На свете существовала Мадонна в черном одеянии, Линда хорошо знала ее. Божья Матерь в черном исполняла мольбы куда лучше, чем какая-либо другая мадонна, а дом ее был постоянно полон молящихся. Более всего сочувствовала она тем, кто еще был молод, хотя и знала, что их детские пожелания не всегда приводили к добру.
Поэтому в мудрости своей и в своем предвидении Мадонна прислушивалась к ним и внимала их мольбам, хотя они, возможно, не сразу понимали, как надежно это было. А ныне она взяла на себя попечительство над тем письмом, которому дóлжно было прийти к Джо.
Ближе к полуночи мисс Пибоди заглянула в шестую комнату и попросила одолжить ей таблетки от бессонницы, ее собственные подошли к концу. Миссис Моррис сказала, что у нее таблеток нет, а если не спится, она обычно читает или сидит у окна.

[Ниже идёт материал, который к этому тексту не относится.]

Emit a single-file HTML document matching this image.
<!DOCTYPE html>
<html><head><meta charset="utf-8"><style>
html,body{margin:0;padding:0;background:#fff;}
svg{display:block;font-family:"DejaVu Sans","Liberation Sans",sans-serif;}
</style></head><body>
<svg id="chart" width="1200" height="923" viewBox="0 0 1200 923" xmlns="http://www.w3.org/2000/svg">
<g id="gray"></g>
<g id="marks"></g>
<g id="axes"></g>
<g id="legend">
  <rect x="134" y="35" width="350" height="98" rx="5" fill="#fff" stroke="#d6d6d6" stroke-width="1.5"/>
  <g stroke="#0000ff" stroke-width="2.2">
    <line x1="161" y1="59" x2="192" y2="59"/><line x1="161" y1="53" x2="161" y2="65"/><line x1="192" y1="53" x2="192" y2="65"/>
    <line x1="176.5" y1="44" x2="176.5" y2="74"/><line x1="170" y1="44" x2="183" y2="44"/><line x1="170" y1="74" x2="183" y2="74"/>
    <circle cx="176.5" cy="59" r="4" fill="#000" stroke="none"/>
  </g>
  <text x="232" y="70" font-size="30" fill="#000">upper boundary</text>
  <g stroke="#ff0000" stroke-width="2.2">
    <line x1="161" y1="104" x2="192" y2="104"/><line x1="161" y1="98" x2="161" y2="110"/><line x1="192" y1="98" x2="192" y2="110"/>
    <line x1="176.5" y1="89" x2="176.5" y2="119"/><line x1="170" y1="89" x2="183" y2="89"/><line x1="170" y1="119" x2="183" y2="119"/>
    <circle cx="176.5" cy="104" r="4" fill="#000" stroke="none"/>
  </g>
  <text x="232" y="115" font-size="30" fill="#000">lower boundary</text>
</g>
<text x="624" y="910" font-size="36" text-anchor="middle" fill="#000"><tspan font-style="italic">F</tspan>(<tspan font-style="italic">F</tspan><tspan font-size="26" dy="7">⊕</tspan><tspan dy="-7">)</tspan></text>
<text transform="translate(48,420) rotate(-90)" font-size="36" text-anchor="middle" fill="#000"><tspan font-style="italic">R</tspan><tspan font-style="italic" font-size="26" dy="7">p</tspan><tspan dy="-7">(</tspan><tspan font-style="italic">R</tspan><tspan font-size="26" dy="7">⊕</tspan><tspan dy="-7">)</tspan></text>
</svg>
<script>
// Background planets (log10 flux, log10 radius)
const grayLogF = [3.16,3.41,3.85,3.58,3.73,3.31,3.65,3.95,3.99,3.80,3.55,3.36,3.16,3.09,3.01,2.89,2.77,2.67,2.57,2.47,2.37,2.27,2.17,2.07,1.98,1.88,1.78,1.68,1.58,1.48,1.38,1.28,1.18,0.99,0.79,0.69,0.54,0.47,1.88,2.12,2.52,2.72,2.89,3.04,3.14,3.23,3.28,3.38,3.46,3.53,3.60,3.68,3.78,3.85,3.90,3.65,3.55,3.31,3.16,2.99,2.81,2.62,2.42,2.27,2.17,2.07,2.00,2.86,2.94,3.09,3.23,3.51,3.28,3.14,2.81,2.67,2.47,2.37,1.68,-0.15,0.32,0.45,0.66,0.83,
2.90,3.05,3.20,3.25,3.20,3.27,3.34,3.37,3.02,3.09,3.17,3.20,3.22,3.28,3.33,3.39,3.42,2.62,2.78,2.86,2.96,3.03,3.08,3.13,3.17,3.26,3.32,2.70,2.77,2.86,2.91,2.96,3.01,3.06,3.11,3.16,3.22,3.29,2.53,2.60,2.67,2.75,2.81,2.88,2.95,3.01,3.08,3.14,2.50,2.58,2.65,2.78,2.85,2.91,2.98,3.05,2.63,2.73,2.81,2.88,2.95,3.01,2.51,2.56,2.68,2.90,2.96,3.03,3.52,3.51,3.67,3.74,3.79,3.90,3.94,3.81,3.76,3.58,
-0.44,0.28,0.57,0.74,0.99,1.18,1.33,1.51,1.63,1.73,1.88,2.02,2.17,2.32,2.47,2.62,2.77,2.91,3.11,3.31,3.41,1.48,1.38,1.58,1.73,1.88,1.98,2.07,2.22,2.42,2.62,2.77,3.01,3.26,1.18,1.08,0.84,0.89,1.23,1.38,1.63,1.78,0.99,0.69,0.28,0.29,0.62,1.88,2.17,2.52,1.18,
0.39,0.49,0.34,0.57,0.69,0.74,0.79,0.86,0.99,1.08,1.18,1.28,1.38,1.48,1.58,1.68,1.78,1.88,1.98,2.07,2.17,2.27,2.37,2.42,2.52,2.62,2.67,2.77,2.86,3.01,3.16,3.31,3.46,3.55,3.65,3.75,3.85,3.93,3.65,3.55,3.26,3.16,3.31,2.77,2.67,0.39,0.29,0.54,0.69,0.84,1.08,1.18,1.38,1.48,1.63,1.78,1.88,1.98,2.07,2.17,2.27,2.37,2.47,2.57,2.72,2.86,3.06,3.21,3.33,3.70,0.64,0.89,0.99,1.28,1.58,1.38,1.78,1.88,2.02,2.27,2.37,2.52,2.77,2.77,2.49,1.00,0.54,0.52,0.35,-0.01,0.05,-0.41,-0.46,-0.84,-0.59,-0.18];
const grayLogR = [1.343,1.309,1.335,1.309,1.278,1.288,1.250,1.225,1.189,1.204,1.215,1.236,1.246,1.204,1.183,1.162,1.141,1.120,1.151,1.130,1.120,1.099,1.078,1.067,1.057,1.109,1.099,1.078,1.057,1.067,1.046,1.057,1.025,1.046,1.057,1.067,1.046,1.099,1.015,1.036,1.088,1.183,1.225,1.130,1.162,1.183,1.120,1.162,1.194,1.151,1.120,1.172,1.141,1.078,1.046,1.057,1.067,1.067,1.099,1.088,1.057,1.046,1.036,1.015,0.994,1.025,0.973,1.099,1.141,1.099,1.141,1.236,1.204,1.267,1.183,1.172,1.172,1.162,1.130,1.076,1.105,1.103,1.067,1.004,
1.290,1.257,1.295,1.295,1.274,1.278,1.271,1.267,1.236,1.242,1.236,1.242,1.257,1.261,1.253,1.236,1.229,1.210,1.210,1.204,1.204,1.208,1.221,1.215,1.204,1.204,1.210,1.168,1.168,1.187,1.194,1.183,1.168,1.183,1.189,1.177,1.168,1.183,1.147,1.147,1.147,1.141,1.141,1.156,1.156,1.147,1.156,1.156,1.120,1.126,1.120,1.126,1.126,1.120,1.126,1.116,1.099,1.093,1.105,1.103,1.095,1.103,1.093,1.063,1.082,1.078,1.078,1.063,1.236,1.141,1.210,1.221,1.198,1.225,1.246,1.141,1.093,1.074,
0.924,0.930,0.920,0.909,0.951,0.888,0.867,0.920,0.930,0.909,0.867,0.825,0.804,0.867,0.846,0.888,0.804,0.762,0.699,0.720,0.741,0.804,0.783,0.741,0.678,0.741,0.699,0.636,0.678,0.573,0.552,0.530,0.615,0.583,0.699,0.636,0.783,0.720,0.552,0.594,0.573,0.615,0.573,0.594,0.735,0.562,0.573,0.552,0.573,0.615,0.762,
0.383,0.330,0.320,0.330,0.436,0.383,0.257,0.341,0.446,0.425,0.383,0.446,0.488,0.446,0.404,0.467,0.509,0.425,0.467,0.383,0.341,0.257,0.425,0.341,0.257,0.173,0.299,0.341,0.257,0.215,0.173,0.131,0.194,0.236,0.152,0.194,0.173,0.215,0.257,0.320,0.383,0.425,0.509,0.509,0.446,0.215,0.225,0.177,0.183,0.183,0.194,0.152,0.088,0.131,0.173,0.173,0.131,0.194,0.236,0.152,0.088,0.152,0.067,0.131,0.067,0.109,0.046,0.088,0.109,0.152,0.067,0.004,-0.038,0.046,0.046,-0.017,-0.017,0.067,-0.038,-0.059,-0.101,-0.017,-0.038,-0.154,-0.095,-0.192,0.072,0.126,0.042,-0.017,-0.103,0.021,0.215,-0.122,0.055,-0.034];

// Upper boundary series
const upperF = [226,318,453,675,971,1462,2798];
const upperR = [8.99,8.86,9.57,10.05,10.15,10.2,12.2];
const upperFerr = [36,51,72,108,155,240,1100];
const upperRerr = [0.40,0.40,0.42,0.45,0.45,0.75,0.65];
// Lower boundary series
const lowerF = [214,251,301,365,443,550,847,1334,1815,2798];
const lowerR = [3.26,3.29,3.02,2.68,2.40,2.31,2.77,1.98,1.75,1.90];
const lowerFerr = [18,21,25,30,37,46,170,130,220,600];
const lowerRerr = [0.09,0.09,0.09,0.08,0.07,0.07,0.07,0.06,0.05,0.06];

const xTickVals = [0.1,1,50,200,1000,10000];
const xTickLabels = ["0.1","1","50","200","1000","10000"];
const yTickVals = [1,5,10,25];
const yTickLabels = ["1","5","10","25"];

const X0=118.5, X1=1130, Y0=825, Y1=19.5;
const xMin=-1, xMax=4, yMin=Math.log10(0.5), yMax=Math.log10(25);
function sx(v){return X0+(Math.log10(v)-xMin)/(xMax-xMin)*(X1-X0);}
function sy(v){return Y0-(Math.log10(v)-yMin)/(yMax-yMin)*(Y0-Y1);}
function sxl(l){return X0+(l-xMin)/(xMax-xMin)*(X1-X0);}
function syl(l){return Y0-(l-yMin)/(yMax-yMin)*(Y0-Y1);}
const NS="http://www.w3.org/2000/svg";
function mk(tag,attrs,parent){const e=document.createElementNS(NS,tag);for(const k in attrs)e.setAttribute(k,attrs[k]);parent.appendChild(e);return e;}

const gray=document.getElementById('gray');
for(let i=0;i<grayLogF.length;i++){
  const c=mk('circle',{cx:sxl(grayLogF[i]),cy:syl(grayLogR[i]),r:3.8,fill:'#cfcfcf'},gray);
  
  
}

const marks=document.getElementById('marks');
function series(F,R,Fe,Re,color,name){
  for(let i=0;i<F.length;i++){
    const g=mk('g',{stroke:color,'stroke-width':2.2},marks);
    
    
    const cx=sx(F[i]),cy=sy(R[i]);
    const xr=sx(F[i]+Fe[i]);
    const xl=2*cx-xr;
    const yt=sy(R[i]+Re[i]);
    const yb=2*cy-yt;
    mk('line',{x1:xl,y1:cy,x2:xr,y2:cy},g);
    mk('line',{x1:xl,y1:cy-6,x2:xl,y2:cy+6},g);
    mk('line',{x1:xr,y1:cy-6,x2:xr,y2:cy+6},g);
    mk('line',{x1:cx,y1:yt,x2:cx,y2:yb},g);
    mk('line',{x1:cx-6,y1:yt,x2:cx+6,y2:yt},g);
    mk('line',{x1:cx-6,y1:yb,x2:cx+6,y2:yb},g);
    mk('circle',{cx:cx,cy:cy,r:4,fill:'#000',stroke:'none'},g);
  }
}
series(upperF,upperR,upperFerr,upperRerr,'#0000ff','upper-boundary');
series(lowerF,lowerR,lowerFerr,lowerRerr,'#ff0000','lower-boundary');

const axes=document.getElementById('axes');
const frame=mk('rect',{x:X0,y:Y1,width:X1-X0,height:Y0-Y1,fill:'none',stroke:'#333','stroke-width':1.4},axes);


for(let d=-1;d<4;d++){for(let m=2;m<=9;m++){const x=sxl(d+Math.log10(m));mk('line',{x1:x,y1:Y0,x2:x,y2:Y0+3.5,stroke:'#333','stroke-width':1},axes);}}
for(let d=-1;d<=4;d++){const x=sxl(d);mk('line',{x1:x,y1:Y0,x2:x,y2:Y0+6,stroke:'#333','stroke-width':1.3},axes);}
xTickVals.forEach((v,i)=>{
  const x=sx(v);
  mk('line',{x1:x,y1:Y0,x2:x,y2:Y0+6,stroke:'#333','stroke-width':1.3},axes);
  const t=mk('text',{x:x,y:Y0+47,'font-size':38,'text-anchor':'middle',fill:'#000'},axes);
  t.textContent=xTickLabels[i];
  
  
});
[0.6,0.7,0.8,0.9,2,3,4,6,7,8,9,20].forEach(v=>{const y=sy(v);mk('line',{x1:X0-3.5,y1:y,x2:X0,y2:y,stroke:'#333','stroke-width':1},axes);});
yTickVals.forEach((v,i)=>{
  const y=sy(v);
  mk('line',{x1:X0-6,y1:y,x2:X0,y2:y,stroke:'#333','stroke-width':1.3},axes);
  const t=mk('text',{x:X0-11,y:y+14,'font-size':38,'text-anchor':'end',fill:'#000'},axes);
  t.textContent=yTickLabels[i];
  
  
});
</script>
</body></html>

– Я только и делаю, что думаю о них, – сказала Пибоди. – Позвольте мне быть откровенной. Вы понимаете, это причиняет мне такую боль! Мы никогда не обращали внимания на них, самых малых мира сего! Подумайте, мы ничего вообще о них не знаем, кроме того, что они приехали с Балтики или откуда-то из Европы. А о чем это нам говорит? Да вообще ни о чем! Мы не знаем даже их имен!
– Нет, – ответила миссис Моррис. – А теперь у нас скверно на душе. Это пройдет, мисс Пибоди, это пройдет!
– Не знаю, – прошептала Пибоди, – не знаю, пройдет ли это когда-нибудь!
На ней было ночное одеяние с рюшами, что-то первобытно-блеклое и неопределенное, абсолютно присущее именно ей – типично пибодевское ночное одеяние.
Элизабет Моррис, натянув на себя одеяло, посмотрела на часы.